L'AMF faisait aussi part des "difficultés que rencontrent les communes à pourvoir les bureaux de vote en assesseurs en raison du désengagement massif des candidats et des partis politiques à proposer des personnes".
Le risque de sanction est faible
Si le Code électoral proscrit la rémunération des assesseurs, le risque de sanction ou d'annulation du scrutin pour non-respect du droit électoral est faible, compte tenu des circonstances exceptionnelles et du délai historiquement court pour l'organisation de ces élections.
Des précédents ont d'ailleurs été enregistrés dans d'autres communes, comme à Rennes pour les élections départementales de 2021, où la pratique était assumée. Le pas de côté de la municipalité rennaise était resté sans conséquence. Aucun maire n'a d'ailleurs jamais eu à se défendre pour ce motif devant un tribunal. "Il n'existe pas de jurisprudence, c'est une question qui n'a pas été tranchée par les tribunaux", explique Louis le Foyer de Costil, avocat spécialisé droit électoral.
L'idée d'une autorisation formelle de ces rémunérations fait même son chemin au Parlement, le sénateur (Union Centriste) du Doubs Jean-François Longeot en ayant fait la demande expresse au ministre de l'Intérieur en janvier dernier.

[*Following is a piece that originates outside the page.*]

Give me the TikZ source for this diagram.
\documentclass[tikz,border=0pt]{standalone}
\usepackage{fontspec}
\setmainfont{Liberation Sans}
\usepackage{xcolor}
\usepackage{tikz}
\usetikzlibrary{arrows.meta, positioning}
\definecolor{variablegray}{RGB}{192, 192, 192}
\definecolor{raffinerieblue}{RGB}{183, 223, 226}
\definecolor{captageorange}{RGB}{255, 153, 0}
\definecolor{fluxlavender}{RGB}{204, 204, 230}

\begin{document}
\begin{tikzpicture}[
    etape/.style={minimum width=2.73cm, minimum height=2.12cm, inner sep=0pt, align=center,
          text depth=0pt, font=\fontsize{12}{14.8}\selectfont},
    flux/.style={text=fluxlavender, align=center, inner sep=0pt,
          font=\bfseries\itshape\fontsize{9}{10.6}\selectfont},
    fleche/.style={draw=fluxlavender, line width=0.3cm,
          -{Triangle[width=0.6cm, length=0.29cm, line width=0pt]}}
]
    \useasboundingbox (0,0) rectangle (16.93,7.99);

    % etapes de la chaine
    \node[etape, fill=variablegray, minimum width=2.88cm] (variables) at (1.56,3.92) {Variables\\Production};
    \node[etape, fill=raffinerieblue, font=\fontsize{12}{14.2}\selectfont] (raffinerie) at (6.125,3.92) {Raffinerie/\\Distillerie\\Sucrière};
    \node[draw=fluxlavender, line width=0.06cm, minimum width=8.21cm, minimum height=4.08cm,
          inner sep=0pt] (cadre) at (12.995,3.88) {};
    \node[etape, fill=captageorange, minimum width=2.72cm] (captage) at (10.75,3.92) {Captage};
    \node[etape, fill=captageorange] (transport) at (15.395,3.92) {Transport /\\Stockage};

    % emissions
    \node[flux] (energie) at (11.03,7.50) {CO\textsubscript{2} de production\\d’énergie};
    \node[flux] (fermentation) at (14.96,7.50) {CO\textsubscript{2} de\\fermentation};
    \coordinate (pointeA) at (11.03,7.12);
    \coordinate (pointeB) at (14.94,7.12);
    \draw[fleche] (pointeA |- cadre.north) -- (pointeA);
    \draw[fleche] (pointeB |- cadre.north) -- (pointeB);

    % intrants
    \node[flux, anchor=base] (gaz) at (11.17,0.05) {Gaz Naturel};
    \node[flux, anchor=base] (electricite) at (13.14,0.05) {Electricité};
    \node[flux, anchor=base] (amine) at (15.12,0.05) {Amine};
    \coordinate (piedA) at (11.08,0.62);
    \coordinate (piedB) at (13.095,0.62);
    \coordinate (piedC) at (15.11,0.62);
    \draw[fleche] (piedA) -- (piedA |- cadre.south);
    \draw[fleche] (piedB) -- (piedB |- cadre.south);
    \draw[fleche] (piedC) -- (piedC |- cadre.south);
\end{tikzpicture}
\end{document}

À Nice, la pratique serait ancienne, un ancien assesseur, inscrit sur les listes électorales de la ville a confirmé à France 3 avoir été payé lors d'une élection "il y a 20 ans !"
Contactée ce 27 juin, la mairie de Nice a précisé à France 3 Côte d'Azur dans un mail que "faute pour les communes de disposer réellement de volontaires suffisants pour tenir les bureaux de vote, de très nombreuses collectivités font le choix de recourir à leur personnel inscrit sur la liste électorale et de rémunérer les membres des bureaux de vote ou de permettre la récupération des heures effectuées. La jurisprudence électorale tolère explicitement cette organisation (Conseil d'État, 7ᵉ et 2ᵉ chambres réunies, 2 décembre 2022, n°461276)."

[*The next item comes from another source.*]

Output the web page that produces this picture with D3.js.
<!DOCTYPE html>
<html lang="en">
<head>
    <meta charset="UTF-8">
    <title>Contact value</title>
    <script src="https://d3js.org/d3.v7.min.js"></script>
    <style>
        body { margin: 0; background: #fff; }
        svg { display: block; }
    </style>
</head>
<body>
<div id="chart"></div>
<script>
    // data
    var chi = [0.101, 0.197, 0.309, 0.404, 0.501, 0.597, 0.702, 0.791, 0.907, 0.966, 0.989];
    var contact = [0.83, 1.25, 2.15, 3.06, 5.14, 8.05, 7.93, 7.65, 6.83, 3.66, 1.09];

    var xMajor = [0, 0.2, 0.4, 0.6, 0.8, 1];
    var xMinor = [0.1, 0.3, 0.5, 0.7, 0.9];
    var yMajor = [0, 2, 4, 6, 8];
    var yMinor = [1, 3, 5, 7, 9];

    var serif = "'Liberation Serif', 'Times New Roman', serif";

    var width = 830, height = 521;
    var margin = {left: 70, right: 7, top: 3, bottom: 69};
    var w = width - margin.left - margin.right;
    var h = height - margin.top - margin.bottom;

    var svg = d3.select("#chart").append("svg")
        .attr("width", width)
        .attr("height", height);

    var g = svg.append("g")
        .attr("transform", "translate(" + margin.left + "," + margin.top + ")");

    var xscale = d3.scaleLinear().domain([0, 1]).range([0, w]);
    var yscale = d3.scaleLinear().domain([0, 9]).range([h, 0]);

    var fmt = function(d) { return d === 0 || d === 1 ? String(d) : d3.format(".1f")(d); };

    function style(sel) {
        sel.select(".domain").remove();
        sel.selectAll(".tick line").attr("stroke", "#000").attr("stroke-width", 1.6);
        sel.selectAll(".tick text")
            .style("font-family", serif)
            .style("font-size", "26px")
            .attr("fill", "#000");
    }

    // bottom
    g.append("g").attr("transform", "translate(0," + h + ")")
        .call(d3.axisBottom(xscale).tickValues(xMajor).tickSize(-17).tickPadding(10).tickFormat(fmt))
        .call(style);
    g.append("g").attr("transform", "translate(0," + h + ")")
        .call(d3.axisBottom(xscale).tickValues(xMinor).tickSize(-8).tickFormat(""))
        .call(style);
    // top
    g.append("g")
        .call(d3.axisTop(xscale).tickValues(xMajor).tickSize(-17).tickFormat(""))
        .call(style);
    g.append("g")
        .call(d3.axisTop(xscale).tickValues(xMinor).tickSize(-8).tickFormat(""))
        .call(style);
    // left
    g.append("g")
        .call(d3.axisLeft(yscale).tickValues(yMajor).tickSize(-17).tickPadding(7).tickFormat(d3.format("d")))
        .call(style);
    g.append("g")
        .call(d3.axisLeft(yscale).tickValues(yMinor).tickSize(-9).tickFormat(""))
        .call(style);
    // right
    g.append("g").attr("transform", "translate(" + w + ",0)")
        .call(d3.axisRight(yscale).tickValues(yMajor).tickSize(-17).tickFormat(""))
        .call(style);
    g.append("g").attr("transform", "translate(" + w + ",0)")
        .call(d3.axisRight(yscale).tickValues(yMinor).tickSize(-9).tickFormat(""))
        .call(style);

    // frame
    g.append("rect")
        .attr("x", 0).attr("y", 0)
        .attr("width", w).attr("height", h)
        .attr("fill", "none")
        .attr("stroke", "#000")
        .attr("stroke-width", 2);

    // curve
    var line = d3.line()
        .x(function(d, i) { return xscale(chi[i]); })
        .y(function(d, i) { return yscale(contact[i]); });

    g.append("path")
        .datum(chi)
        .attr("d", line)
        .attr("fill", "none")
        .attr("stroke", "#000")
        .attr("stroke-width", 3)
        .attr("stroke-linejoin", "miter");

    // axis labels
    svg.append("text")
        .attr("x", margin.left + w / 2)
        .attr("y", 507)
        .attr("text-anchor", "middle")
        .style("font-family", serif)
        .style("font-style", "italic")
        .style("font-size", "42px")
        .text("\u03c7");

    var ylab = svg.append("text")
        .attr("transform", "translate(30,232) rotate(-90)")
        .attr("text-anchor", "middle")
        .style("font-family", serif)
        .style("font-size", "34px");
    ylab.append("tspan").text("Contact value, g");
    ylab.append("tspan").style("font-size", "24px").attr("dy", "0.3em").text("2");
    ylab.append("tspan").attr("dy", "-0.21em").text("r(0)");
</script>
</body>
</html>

Quand on détaille cet article R44, on peut lire que : "des assesseurs supplémentaires peuvent être désignés par le maire parmi les conseillers municipaux dans l'ordre du tableau puis, le cas échéant, parmi les électeurs de la commune. (..) Les assesseurs ne sont pas rémunérés."
La mairie ajoute : "Aujourd’hui, les 1 024 postes nécessaires à la tenue des bureaux de vote sont pourvus. La Ville de Nice précise que cette organisation, très ancienne (mise en place avant les années 2000), n’a jamais fait l’objet d’une remarque du Service des Élections de la Préfecture et d’aucune décision contraire du juge électoral comme du juge administratif.
Cette pratique est rendue strictement nécessaire par le défaut de membres des bureaux de vote désignés par les candidats et les partis politiques et qu’elle est courante dans de très nombreuses communes, en particulier dans les plus grandes villes de France (Toulouse par exemple).
Les communes ne sauraient être mises en cause pour la totale inadaptation de cette disposition alors même qu’elles assument, avec un soutien financier de l’État qui demeure faible, l’organisation des scrutins politiques, en général, et de ces élections législatives imprévues, en particulier, dans le respect des principes constitutionnels d’égalité, d’universalité et de secret du suffrage. La jurisprudence du Conseil d'état le traduit d’ailleurs parfaitement."